What happened

For obvious reasons, the value and performance of cryptocurrency mining stocks are heavily dependent on the trajectory of cryptocurrency prices. Where the leading coins and tokens go, the miners tend to follow. 

This was the dynamic in effect on Tuesday, with a score of miners seeing decent, if unspectacular, stock price rises on the day. Among these were Riot Platforms (RIOT -1.49%), with a nearly 4% gain, Bitfarms (BITF -2.24%) outpacing it slightly with a 4.5% advance, and TeraWulf (WULF -0.80%) and HIVE Digital Technologies (HIVE -0.65%) lagging a bit with respective 3.5% and 2.5% increases.

So what

Those gains more or less mirror the performance of the leading cryptocurrency, which, as most of the world knows by now, is Bitcoin. Over the preceding 24 hours, as of late afternoon Tuesday, Bitcoin's price had risen by 4%. Other leading coins and tokens were also in positive territory; Ethereum, for example, had improved by 3.6%.

Bitcoin was leading because it crossed what some investors and pundits consider to be a "psychologically important" level for the market. Typically, this means that the coin rose above a very even price point it hadn't hit in some time -- in this case, early Tuesday morning, Bitcoin rose to over $26,000 apiece and stayed there.

Looking at the latest developments for major cryptos like Bitcoin, Ethereum, etc., there was no single catalyst pushing their values higher.

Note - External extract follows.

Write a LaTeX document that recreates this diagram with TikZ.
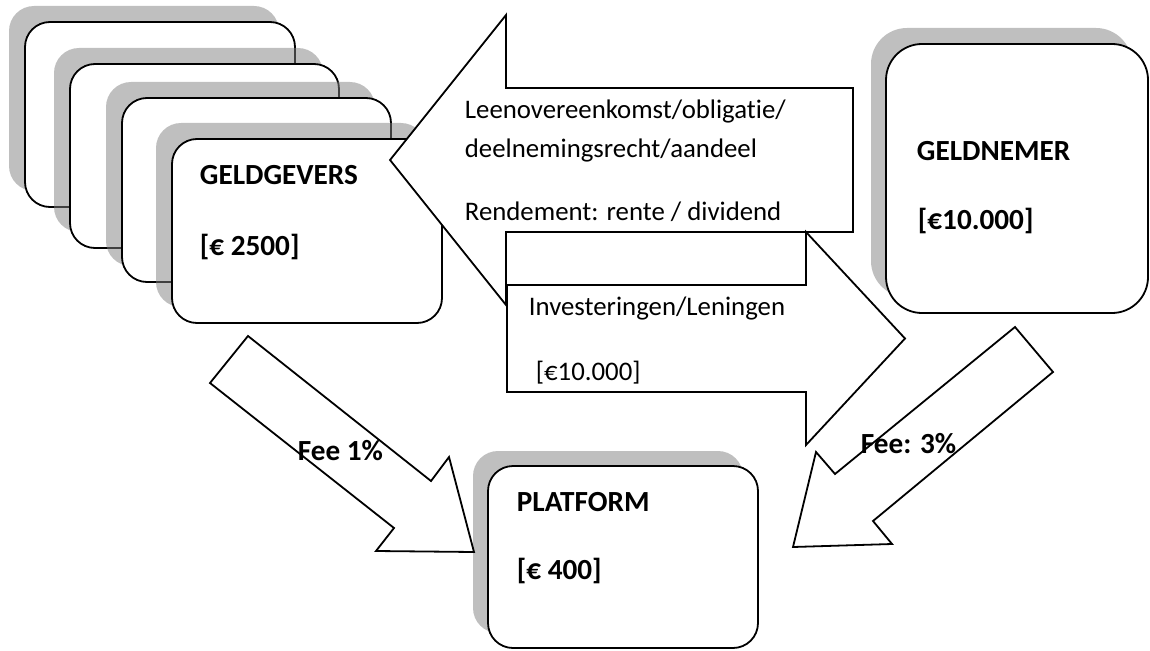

Rather, it seems to be investor bullishness that a crucial upcoming central bank decision and some macroeconomic data coming down the pike will tilt in favor of digital money.

Many crypto investor eyes will turn to that monetary authority, which is the European Central Bank (ECB) that covers the sprawling European Union. This week is a big one for the ECB, as it's slated to hand down its latest decision on key interest rates following a meeting of its governing council on Thursday.

Many crypto investors love to hunt for patterns, and the ECB's interest rate streak is a very strong one. In each of its past nine decisions, the central bank has raised interest rates.

Now, most economists -- according to a recent story on the subject by Reuters, anyway -- believe that raise streak is over and the ECB will hold steady. Inflation might not be rampant in the 20-country euro area (i.e., the 20 economies that use the euro currency), but it's still a persistent beast, with the rate of 5.3% month over month in August matching the July figure.

Now what

Crypto investors and observers follow the moves of central banks because benchmark interest rates matter greatly to them. Even though the leading cryptocurrencies are established as legitimate investments, for various reasons, they continue to be taken as speculative products, given their volatility (plus, in the minds of more traditional investors, many aren't anchored to a "hard" underlying asset).

When interest rates rise, the investing community tends to trade out of more speculative plays and into more conservative assets. If the ECB does pull the trigger on yet another hike this week, we can imagine the opposite happening to cryptos and the companies that mine them, at least in the short term.